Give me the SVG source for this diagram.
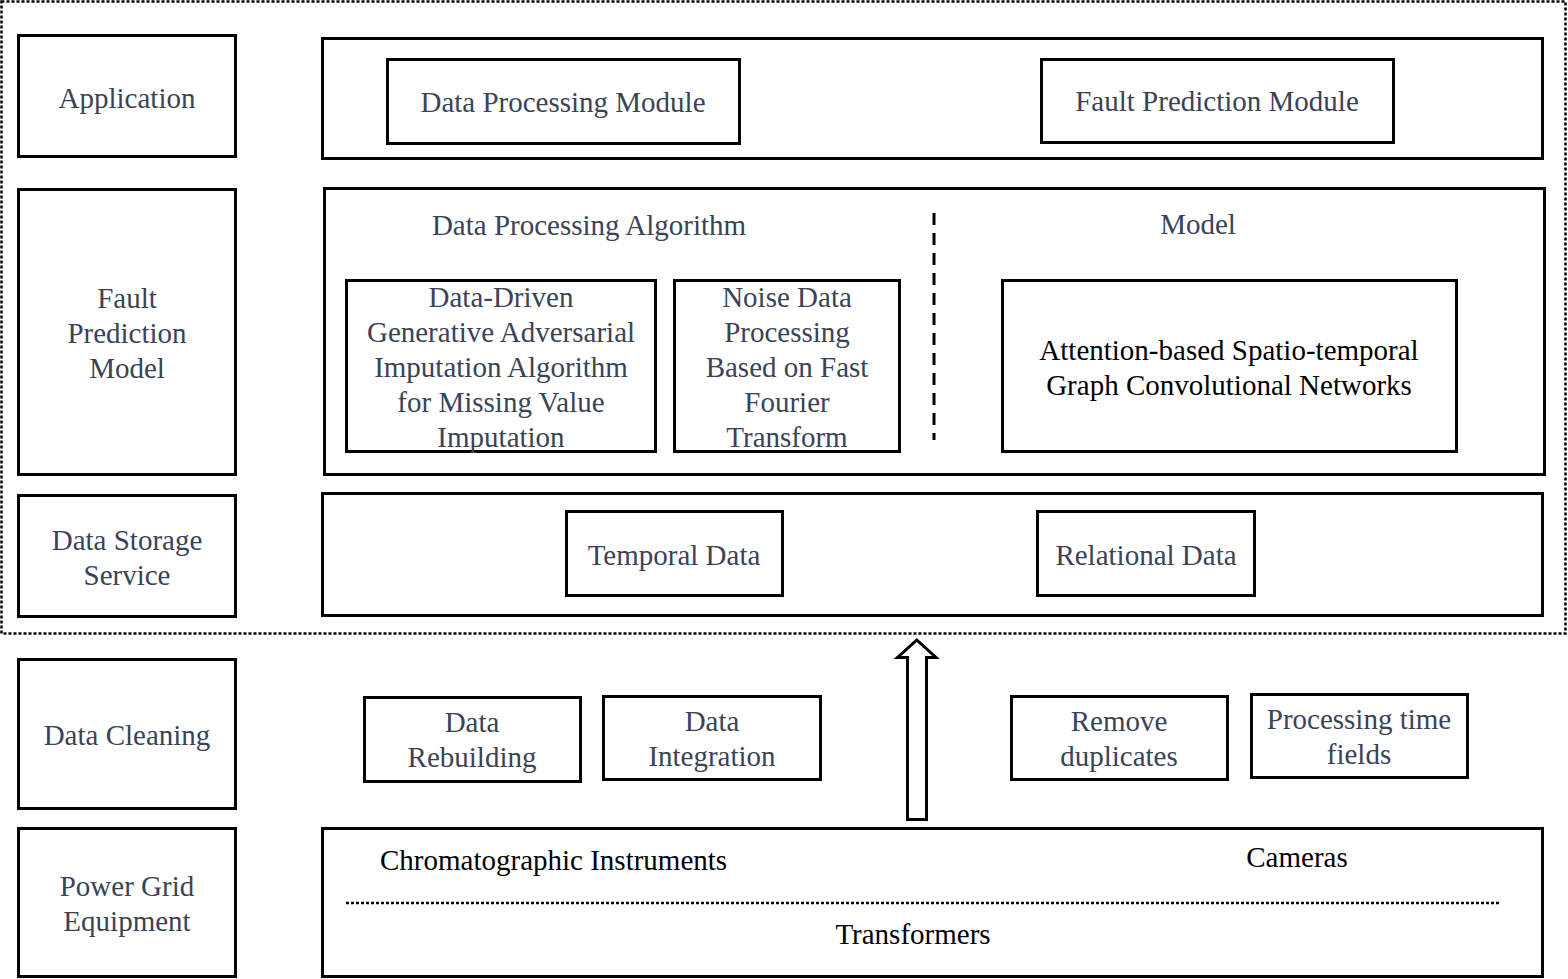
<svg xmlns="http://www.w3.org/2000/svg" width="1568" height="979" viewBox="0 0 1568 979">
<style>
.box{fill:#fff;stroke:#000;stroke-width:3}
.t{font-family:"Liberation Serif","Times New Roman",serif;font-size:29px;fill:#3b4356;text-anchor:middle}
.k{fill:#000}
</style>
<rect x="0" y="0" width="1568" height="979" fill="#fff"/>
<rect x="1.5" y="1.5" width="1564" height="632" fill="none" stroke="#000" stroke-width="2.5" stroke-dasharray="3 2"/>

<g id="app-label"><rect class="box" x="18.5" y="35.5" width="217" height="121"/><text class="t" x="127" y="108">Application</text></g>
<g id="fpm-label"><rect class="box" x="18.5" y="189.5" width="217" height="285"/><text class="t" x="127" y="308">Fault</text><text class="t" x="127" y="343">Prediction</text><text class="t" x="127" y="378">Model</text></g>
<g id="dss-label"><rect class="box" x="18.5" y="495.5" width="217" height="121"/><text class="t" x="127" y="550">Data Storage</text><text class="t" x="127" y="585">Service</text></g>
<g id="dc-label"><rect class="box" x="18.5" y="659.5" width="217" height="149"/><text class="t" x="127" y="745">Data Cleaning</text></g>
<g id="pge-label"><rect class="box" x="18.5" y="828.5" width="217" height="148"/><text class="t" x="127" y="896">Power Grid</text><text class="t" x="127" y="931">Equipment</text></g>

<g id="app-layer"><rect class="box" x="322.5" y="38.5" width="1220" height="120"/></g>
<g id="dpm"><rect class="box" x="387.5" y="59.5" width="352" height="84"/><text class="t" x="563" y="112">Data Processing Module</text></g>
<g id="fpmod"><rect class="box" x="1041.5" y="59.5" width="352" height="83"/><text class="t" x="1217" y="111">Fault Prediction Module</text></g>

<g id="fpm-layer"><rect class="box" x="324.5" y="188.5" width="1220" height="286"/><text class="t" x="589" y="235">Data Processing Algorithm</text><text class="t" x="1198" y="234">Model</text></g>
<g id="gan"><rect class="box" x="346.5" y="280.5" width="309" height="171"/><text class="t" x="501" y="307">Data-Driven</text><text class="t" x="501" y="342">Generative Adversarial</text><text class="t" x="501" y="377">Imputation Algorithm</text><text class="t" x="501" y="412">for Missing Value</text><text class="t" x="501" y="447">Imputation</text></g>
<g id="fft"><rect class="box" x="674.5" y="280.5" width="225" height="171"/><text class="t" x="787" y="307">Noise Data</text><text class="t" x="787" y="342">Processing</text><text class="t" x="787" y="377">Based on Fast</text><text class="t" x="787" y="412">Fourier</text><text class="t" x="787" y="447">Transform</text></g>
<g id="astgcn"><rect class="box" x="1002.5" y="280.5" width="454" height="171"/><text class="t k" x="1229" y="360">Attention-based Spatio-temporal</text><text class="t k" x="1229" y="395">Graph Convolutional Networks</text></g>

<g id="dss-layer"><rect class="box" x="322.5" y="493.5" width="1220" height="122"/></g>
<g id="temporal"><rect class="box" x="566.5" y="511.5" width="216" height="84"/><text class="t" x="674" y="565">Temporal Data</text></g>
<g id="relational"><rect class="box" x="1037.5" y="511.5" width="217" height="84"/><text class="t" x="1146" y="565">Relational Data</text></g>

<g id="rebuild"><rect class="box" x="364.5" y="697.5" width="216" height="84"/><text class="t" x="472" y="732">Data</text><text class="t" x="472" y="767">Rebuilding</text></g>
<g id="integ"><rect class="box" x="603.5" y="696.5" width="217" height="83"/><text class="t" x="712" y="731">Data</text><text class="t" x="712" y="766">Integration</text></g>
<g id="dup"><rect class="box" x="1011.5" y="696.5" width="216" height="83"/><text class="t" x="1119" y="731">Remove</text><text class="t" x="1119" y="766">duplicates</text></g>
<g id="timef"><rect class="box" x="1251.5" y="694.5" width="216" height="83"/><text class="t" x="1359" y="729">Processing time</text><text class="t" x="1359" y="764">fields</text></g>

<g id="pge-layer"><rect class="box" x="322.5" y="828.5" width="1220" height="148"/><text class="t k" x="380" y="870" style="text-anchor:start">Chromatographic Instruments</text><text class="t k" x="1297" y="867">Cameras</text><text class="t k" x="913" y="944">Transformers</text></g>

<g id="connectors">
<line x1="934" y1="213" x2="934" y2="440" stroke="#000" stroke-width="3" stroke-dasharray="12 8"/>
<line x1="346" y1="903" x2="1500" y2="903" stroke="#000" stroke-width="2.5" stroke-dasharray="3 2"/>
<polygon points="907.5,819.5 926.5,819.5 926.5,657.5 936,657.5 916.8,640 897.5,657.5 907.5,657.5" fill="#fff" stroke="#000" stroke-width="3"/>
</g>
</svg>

WHAT THE EXERCISE ASKS
The data above should be repeated exactly, minus any pictures.

FINAL RESULT
Give me the SVG source for this diagram.
<svg xmlns="http://www.w3.org/2000/svg" width="1568" height="979" viewBox="0 0 1568 979">
<style>
.box{fill:#fff;stroke:#000;stroke-width:3}
.t{font-family:"Liberation Serif","Times New Roman",serif;font-size:29px;fill:#3b4356;text-anchor:middle}
.k{fill:#000}
</style>
<rect x="0" y="0" width="1568" height="979" fill="#fff"/>
<rect x="1.5" y="1.5" width="1564" height="632" fill="none" stroke="#000" stroke-width="2.5" stroke-dasharray="3 2"/>

<g id="app-label"><rect class="box" x="18.5" y="35.5" width="217" height="121"/><text class="t" x="127" y="108">Application</text></g>
<g id="fpm-label"><rect class="box" x="18.5" y="189.5" width="217" height="285"/><text class="t" x="127" y="308">Fault</text><text class="t" x="127" y="343">Prediction</text><text class="t" x="127" y="378">Model</text></g>
<g id="dss-label"><rect class="box" x="18.5" y="495.5" width="217" height="121"/><text class="t" x="127" y="550">Data Storage</text><text class="t" x="127" y="585">Service</text></g>
<g id="dc-label"><rect class="box" x="18.5" y="659.5" width="217" height="149"/><text class="t" x="127" y="745">Data Cleaning</text></g>
<g id="pge-label"><rect class="box" x="18.5" y="828.5" width="217" height="148"/><text class="t" x="127" y="896">Power Grid</text><text class="t" x="127" y="931">Equipment</text></g>

<g id="app-layer"><rect class="box" x="322.5" y="38.5" width="1220" height="120"/></g>
<g id="dpm"><rect class="box" x="387.5" y="59.5" width="352" height="84"/><text class="t" x="563" y="112">Data Processing Module</text></g>
<g id="fpmod"><rect class="box" x="1041.5" y="59.5" width="352" height="83"/><text class="t" x="1217" y="111">Fault Prediction Module</text></g>

<g id="fpm-layer"><rect class="box" x="324.5" y="188.5" width="1220" height="286"/><text class="t" x="589" y="235">Data Processing Algorithm</text><text class="t" x="1198" y="234">Model</text></g>
<g id="gan"><rect class="box" x="346.5" y="280.5" width="309" height="171"/><text class="t" x="501" y="307">Data-Driven</text><text class="t" x="501" y="342">Generative Adversarial</text><text class="t" x="501" y="377">Imputation Algorithm</text><text class="t" x="501" y="412">for Missing Value</text><text class="t" x="501" y="447">Imputation</text></g>
<g id="fft"><rect class="box" x="674.5" y="280.5" width="225" height="171"/><text class="t" x="787" y="307">Noise Data</text><text class="t" x="787" y="342">Processing</text><text class="t" x="787" y="377">Based on Fast</text><text class="t" x="787" y="412">Fourier</text><text class="t" x="787" y="447">Transform</text></g>
<g id="astgcn"><rect class="box" x="1002.5" y="280.5" width="454" height="171"/><text class="t k" x="1229" y="360">Attention-based Spatio-temporal</text><text class="t k" x="1229" y="395">Graph Convolutional Networks</text></g>

<g id="dss-layer"><rect class="box" x="322.5" y="493.5" width="1220" height="122"/></g>
<g id="temporal"><rect class="box" x="566.5" y="511.5" width="216" height="84"/><text class="t" x="674" y="565">Temporal Data</text></g>
<g id="relational"><rect class="box" x="1037.5" y="511.5" width="217" height="84"/><text class="t" x="1146" y="565">Relational Data</text></g>

<g id="rebuild"><rect class="box" x="364.5" y="697.5" width="216" height="84"/><text class="t" x="472" y="732">Data</text><text class="t" x="472" y="767">Rebuilding</text></g>
<g id="integ"><rect class="box" x="603.5" y="696.5" width="217" height="83"/><text class="t" x="712" y="731">Data</text><text class="t" x="712" y="766">Integration</text></g>
<g id="dup"><rect class="box" x="1011.5" y="696.5" width="216" height="83"/><text class="t" x="1119" y="731">Remove</text><text class="t" x="1119" y="766">duplicates</text></g>
<g id="timef"><rect class="box" x="1251.5" y="694.5" width="216" height="83"/><text class="t" x="1359" y="729">Processing time</text><text class="t" x="1359" y="764">fields</text></g>

<g id="pge-layer"><rect class="box" x="322.5" y="828.5" width="1220" height="148"/><text class="t k" x="380" y="870" style="text-anchor:start">Chromatographic Instruments</text><text class="t k" x="1297" y="867">Cameras</text><text class="t k" x="913" y="944">Transformers</text></g>

<g id="connectors">
<line x1="934" y1="213" x2="934" y2="440" stroke="#000" stroke-width="3" stroke-dasharray="12 8"/>
<line x1="346" y1="903" x2="1500" y2="903" stroke="#000" stroke-width="2.5" stroke-dasharray="3 2"/>
<polygon points="907.5,819.5 926.5,819.5 926.5,657.5 936,657.5 916.8,640 897.5,657.5 907.5,657.5" fill="#fff" stroke="#000" stroke-width="3"/>
</g>
</svg>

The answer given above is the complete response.